Making Your First Finance Hire
- Relying solely on a founder's management of finances can lead to errors, miscommunication, and potential financial discrepancies, especially as the company's complexity increases.
- In the seed stage, hiring a part-time CFO is advisable.
- Beyond technical competence, attitude, business knowledge, and growth orientation are key traits to look for in a finance hire.
At some point in your entrepreneurial journey as a founder, you’re going to need help when it comes to keeping track of your company’s finances. Up until now, you’ve probably been tracking them yourself—you know your revenues, your expenses, your sales backlog, and how much cash you’ve got on hand. You might even be on top of some of your company’s financial ratios and other metrics.
The thing is, as your company scales, you’re going to find that you have less time to track the numbers with any precision—you’re busy juggling a lot of different priorities, particularly product, customers, and hiring. But at the very same time, the pressure on you is steadily growing to provide current and accurate numbers for your board, investors, and others.
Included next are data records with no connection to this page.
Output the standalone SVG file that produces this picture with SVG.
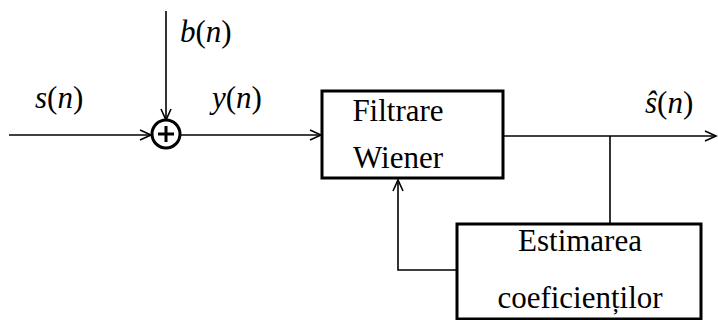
<svg xmlns="http://www.w3.org/2000/svg" width="718" height="320" viewBox="0 0 718 320">
<style>
.conn{fill:none;stroke:#000;stroke-width:1.6}
.box{fill:#fff;stroke:#000;stroke-width:3}
.t{font-family:"Liberation Serif","Times New Roman",serif;font-size:31px;fill:#000}
.i{font-style:italic}
</style>
<defs>
<marker id="ah" markerUnits="userSpaceOnUse" markerWidth="16" markerHeight="14" viewBox="-13 -7 16 14" refX="0" refY="0" orient="auto">
<path d="M-11,-5 L0,0 L-11,5" fill="none" stroke="#000" stroke-width="1.6"/>
</marker>
</defs>
<rect width="718" height="320" fill="#fff"/>
<g id="connectors">
<line class="conn" x1="9" y1="135" x2="151" y2="135" marker-end="url(#ah)"/>
<line class="conn" x1="166" y1="11" x2="166" y2="120" marker-end="url(#ah)"/>
<line class="conn" x1="181" y1="135" x2="321" y2="135" marker-end="url(#ah)"/>
<line class="conn" x1="503" y1="136" x2="716" y2="136" marker-end="url(#ah)"/>
<line class="conn" x1="610" y1="136" x2="610" y2="223"/>
<polyline class="conn" points="457,270 398,270 398,180" marker-end="url(#ah)"/>
</g>
<g id="sum">
<circle cx="166" cy="134" r="14" fill="#fff" stroke="#000" stroke-width="3"/>
<path d="M166,126 V142 M158,134 H174" stroke="#000" stroke-width="3"/>
</g>
<g id="filtrare">
<rect class="box" x="322" y="91" width="181" height="87"/>
<text class="t" font-family="Liberation Serif" x="398" y="121" text-anchor="middle">Filtrare</text>
<text class="t" font-family="Liberation Serif" x="398" y="168" text-anchor="middle">Wiener</text>
</g>
<g id="estimarea">
<rect class="box" x="457" y="224" width="244" height="95"/>
<text class="t" font-family="Liberation Serif" x="580" y="251" text-anchor="middle">Estimarea</text>
<text class="t" font-family="Liberation Serif" x="580" y="308" text-anchor="middle">coeficienților</text>
</g>
<g id="labels">
<text class="t" font-family="Liberation Serif" x="35" y="108"><tspan class="i">s</tspan>(<tspan class="i">n</tspan>)</text>
<text class="t" font-family="Liberation Serif" x="180" y="42"><tspan class="i">b</tspan>(<tspan class="i">n</tspan>)</text>
<text class="t" font-family="Liberation Serif" x="212" y="108"><tspan class="i">y</tspan>(<tspan class="i">n</tspan>)</text>
<text class="t" font-family="Liberation Serif" x="645" y="113"><tspan class="i">ŝ</tspan>(<tspan class="i">n</tspan>)</text>
</g>
</svg>
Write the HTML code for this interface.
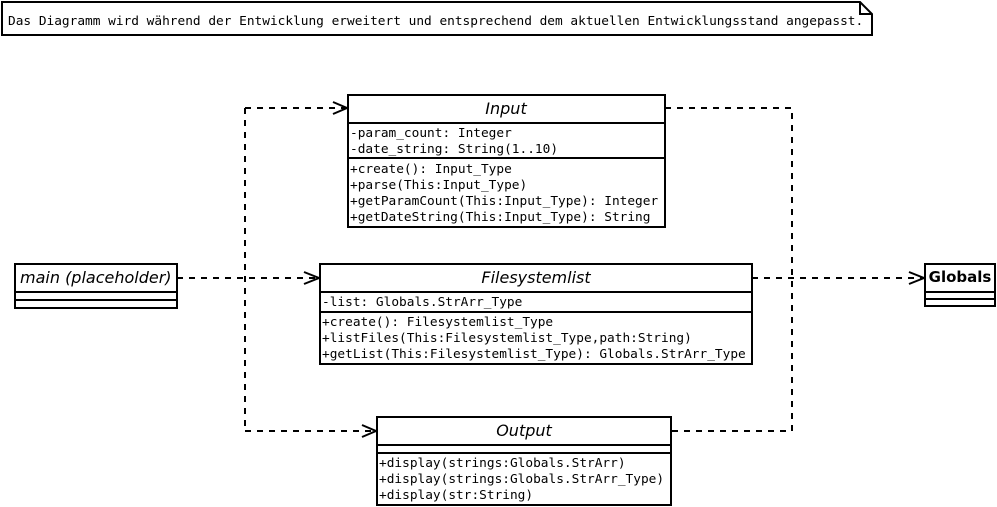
<!DOCTYPE html>
<html><head><meta charset="utf-8"><style>
html,body{margin:0;padding:0;background:#fff;width:997px;height:507px;overflow:hidden}
svg{display:block}
.m{font-family:"DejaVu Sans Mono","Liberation Mono",monospace;font-size:12.8px;fill:#000}
.t{font-family:"DejaVu Sans","Liberation Sans",sans-serif;font-size:16px;font-style:italic;fill:#000}
.b{font-family:"DejaVu Sans","Liberation Sans",sans-serif;font-size:15px;font-weight:bold;fill:#000}
.r{fill:#fff;stroke:#000;stroke-width:2}
.l{stroke:#000;stroke-width:2}
.d{fill:none;stroke:#000;stroke-width:2;stroke-dasharray:6 6}
.a{fill:none;stroke:#000;stroke-width:2}
</style></head><body>
<svg width="997" height="507" viewBox="0 0 997 507">
<!-- note -->
<path d="M2,2 H860 L872,14 V35 H2 Z" class="r"/>
<path d="M860,2 V14 H872" class="a"/>
<text x="8" y="25" class="m" font-size="12.5">Das Diagramm wird während der Entwicklung erweitert und entsprechend dem aktuellen Entwicklungsstand angepasst.</text>

<!-- connectors -->
<path d="M177,278 H318" class="d"/>
<path d="M245,108 V431" class="d"/>
<path d="M245,108 H346" class="d"/>
<path d="M245,431 H375" class="d"/>
<path d="M665,108 H792 V431 H671" class="d"/>
<path d="M752,278 H923" class="d"/>
<path d="M304,272 L319,278 L304,284" class="a"/>
<path d="M333,102 L347,108 L333,114" class="a"/>
<path d="M362,425 L376,431 L362,437" class="a"/>
<path d="M909,272 L924,278 L909,284" class="a"/>

<!-- main -->
<rect x="15" y="264" width="162" height="44" class="r"/>
<line x1="15" y1="292" x2="177" y2="292" class="l"/>
<line x1="15" y1="300" x2="177" y2="300" class="l"/>
<text x="20" y="283" class="t">main (placeholder)</text>

<!-- Input -->
<rect x="348" y="95" width="317" height="132" class="r"/>
<line x1="348" y1="123" x2="665" y2="123" class="l"/>
<line x1="348" y1="158" x2="665" y2="158" class="l"/>
<text x="506" y="114" class="t" text-anchor="middle">Input</text>
<text x="350" y="137" class="m">-param_count: Integer</text>
<text x="350" y="153" class="m">-date_string: String(1..10)</text>
<text x="350" y="173" class="m">+create(): Input_Type</text>
<text x="350" y="189" class="m">+parse(This:Input_Type)</text>
<text x="350" y="205" class="m">+getParamCount(This:Input_Type): Integer</text>
<text x="350" y="221" class="m">+getDateString(This:Input_Type): String</text>

<!-- Filesystemlist -->
<rect x="320" y="264" width="432" height="100" class="r"/>
<line x1="320" y1="292" x2="752" y2="292" class="l"/>
<line x1="320" y1="312" x2="752" y2="312" class="l"/>
<text x="536" y="283" class="t" text-anchor="middle">Filesystemlist</text>
<text x="322" y="306" class="m">-list: Globals.StrArr_Type</text>
<text x="322" y="326" class="m">+create(): Filesystemlist_Type</text>
<text x="322" y="342" class="m">+listFiles(This:Filesystemlist_Type,path:String)</text>
<text x="322" y="358" class="m">+getList(This:Filesystemlist_Type): Globals.StrArr_Type</text>

<!-- Output -->
<rect x="377" y="417" width="294" height="88" class="r"/>
<line x1="377" y1="445" x2="671" y2="445" class="l"/>
<line x1="377" y1="453" x2="671" y2="453" class="l"/>
<text x="524" y="436" class="t" text-anchor="middle">Output</text>
<text x="379" y="467" class="m">+display(strings:Globals.StrArr)</text>
<text x="379" y="483" class="m">+display(strings:Globals.StrArr_Type)</text>
<text x="379" y="499" class="m">+display(str:String)</text>

<!-- Globals -->
<rect x="925" y="264" width="70" height="42" class="r"/>
<line x1="925" y1="292" x2="995" y2="292" class="l"/>
<line x1="925" y1="299" x2="995" y2="299" class="l"/>
<text x="960" y="282" class="b" text-anchor="middle">Globals</text>
</svg>
</body></html>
The solution? Make your first finance hire.
Of course, if this is your first time making a finance hire, you might not know what kind of person you want, what level of experience, or where to find them. Here are some things to keep in mind as you prepare to make this important move.
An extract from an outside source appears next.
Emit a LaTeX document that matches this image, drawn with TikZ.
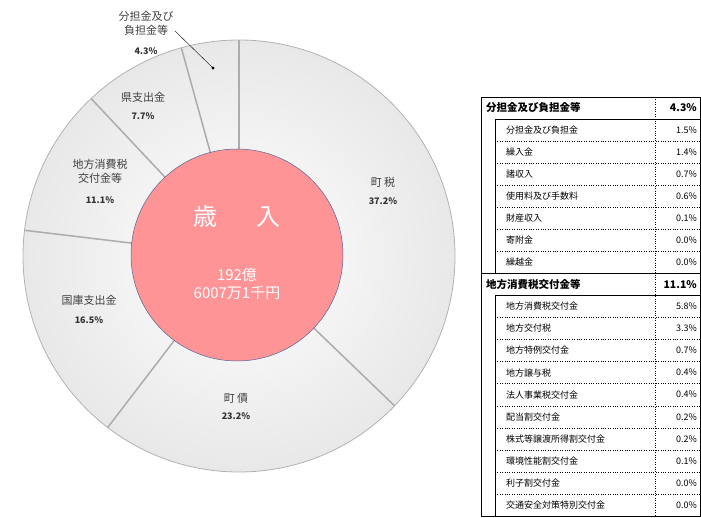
\documentclass[tikz,border=0pt]{standalone}
\usepackage{fontspec}
\usetikzlibrary{calc}
\setmainfont{Noto Sans CJK JP}
\begin{document}
\begin{tikzpicture}[x=1pt,y=-1pt,
  lab/.style={font=\fontsize{11}{14}\selectfont, text=black!75, align=center},
  pct/.style={font=\fontsize{9}{10}\selectfont\bfseries, text=black!80},
  sep/.style={draw=gray!65, line width=1.5pt},
  trow/.style={font=\fontsize{9}{10}\selectfont, anchor=west, inner sep=0},
  tval/.style={font=\fontsize{9}{10}\selectfont, anchor=east, inner sep=0},
  thead/.style={font=\fontsize{10.5}{11}\selectfont\bfseries, anchor=west, inner sep=0}]
\useasboundingbox (0,0) rectangle (701,518);
\coordinate (c) at (239,256);
% outer disc
\shade[inner color=white, outer color=gray!18] (c) circle (216);
\draw[gray!60, line width=0.8pt] (c) circle (216);
% separators
\foreach \a in {-90,43.92,127.44,186.84,226.8,254.52}{
  \draw[sep] (c) -- ++(\a:216);
}
% inner circle
\node[circle, fill={rgb,255:red,255;green,148;blue,150}, draw={rgb,255:red,80;green,100;blue,150}, line width=0.5pt, minimum size=212pt, inner sep=0] (ctr) at (237,255) {};
\node[font=\fontsize{24}{26}\selectfont, text=white] (t1) at (237,216) {歳\hspace{1.6em}入};
\node[font=\fontsize{15}{18}\selectfont, text=white, align=center] (t2) at (237,284) {192億\\6007万1千円};
% labels
\node[lab] (l1) at (383,182) {町 税};
\node[pct] (p1) at (383,201) {37.2\%};
\node[lab] (l2) at (236,398) {町 債};
\node[pct] (p2) at (236,416) {23.2\%};
\node[lab] (l3) at (89,300) {国庫支出金};
\node[pct] (p3) at (89,320) {16.5\%};
\node[lab] (l4) at (100,171) {地方消費税\\交付金等};
\node[pct] (p4) at (100,200) {11.1\%};
\node[lab] (l5) at (143,97) {県支出金};
\node[pct] (p5) at (143,116) {7.7\%};
\node[lab] (l6) at (146,23) {分担金及び\\負担金等};
\node[pct] (p6) at (146,51) {4.3\%};
\coordinate (dot) at (213,68);
\draw (l6.east) ++(-2,8) -- (dot);
\fill (dot) circle (1.6);
% table
\def\rh{22.05}
\draw[line width=0.7pt] (481,97) rectangle (700,516);
\draw[dotted] (655,97) -- (655,516);
\foreach \i in {1,...,18}{
  \pgfmathsetmacro\yy{97+\i*\rh}
  \ifnum\i=8 \draw (481,\yy) -- (700,\yy);
  \else \ifnum\i=1 \draw (495,\yy) -- (700,\yy);
  \else \ifnum\i=9 \draw (495,\yy) -- (700,\yy);
  \else \draw[dotted] (495,\yy) -- (700,\yy); \fi\fi\fi
}
\draw (495,119.05) -- (495,273.4);
\draw (495,295.45) -- (495,516);
\node[thead] (h1) at (486,108) {分担金及び負担金等};
\node[tval,font=\fontsize{10.5}{11}\selectfont\bfseries] (hv1) at (697,108) {4.3\%};
\node[thead] (h2) at (486,284.5) {地方消費税交付金等};
\node[tval,font=\fontsize{10.5}{11}\selectfont\bfseries] (hv2) at (697,284.5) {11.1\%};
\foreach \n/\v [count=\k] in {分担金及び負担金/1.5\%,繰入金/1.4\%,諸収入/0.7\%,使用料及び手数料/0.6\%,財産収入/0.1\%,寄附金/0.0\%,繰越金/0.0\%}{
  \pgfmathsetmacro\yy{97+\k*\rh+\rh/2}
  \node[trow] (a\k) at (506,\yy) {\n};
  \node[tval] (av\k) at (697,\yy) {\v};
}
\foreach \n/\v [count=\k] in {地方消費税交付金/5.8\%,地方交付税/3.3\%,地方特例交付金/0.7\%,地方譲与税/0.4\%,法人事業税交付金/0.4\%,配当割交付金/0.2\%,株式等譲渡所得割交付金/0.2\%,環境性能割交付金/0.1\%,利子割交付金/0.0\%,交通安全対策特別交付金/0.0\%}{
  \pgfmathsetmacro\yy{97+(\k+8)*\rh+\rh/2}
  \node[trow] (b\k) at (506,\yy) {\n};
  \node[tval] (bv\k) at (697,\yy) {\v};
}
\end{tikzpicture}
\end{document}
In our experience, many founders just don’t want to let go of their company’s finances. While that approach might work well for the first six months or so of a startup’s existence, as the company catches fire and starts to scale fast, everything changes.
Founders just don’t have enough time in the day to keep track of their startup’s finances and do everything else they need to do. One day, a key input for the financial model is wrong, or the board and investors are told the company has six months’ cash on hand—and are then shocked to subsequently be told there was an error, and the company has only six weeks’ cash on hand. All because the founder who owns the numbers has too many things on their plate.
What level of finance hire should you make?
The level of finance hire you’ll need to make depends a lot on what stage your startup is in. If you’re in the seed stage, hiring a fractional CFO is usually the best approach. This is either an experienced CFO or company you hire on a part-time basis to keep track of your finances and do your financial reporting.
As you graduate from seed to Series A, then you’re going to need someone in house whose full-time job it is to mind the store—to book the revenues correctly, make sure bank accounts are tracked properly, ensure that someone is chasing down delinquent accounts receivable, and so on. You’re not hiring a CFO at this point. The person you’re looking for is a Director of Finance or Controller.
Finally, when you get to Series B or C, or are preparing for a major company milestone, then that’s the time to be thinking full-time CFO. At this stage, you’re likely going to be looking for a junior CFO, because most startups can’t attract (and don’t really need) a heavy hitter until they get to about $100 million in annual revenues.
Throughout these three stages, you may decide to retain your fractional CFO to close out the books and continue with bookkeeping.
What kind of person is going to be the right fit?
First, you’ll want to find someone with the right attitude. When they discover something that’s broken, they take the initiative to fix the problem themselves or offer solutions for you to consider.
Second, you need someone who knows the business. A finance executive for a pure software business is going to have a different approach than one for a recurring-revenue or hardware-plus-software business. When you bring in a hardware person, for example, they do financial models, KPIs, and benchmarks a certain way. And if you bring that same person into a SaaS company, it’s not going to work—and vice versa. The person you’re looking for should be 100 percent in lockstep with the kind of business you’re building.
Third, you need someone who can help your business grow. You’ve got a great opportunity to hire a high-quality athlete—someone who can wear lots of hats while doing their finance job really well. If you hire the right person—someone with a lot of raw intelligence, hustle, and a deep understanding of finance—they can be tremendously valuable to your company across the board. They might even scale right to your IPO.
Who can help you find the right person?
This is one area where your investors will likely have some really helpful referrals. Investors spend a lot of time interfacing with CFOs, and finance team members regularly rotate out of other companies in their portfolio. So, lean on your VC to make some suggestions.
Finding the right finance person at the right stage in your startup’s growth is particularly important for your long-term success. And maybe the biggest benefit to you is that when you get someone solid in this seat, a large amount of space in your brain opens up as the responsibility for this enormous cognitive load is moved from you to someone else: your first finance hire.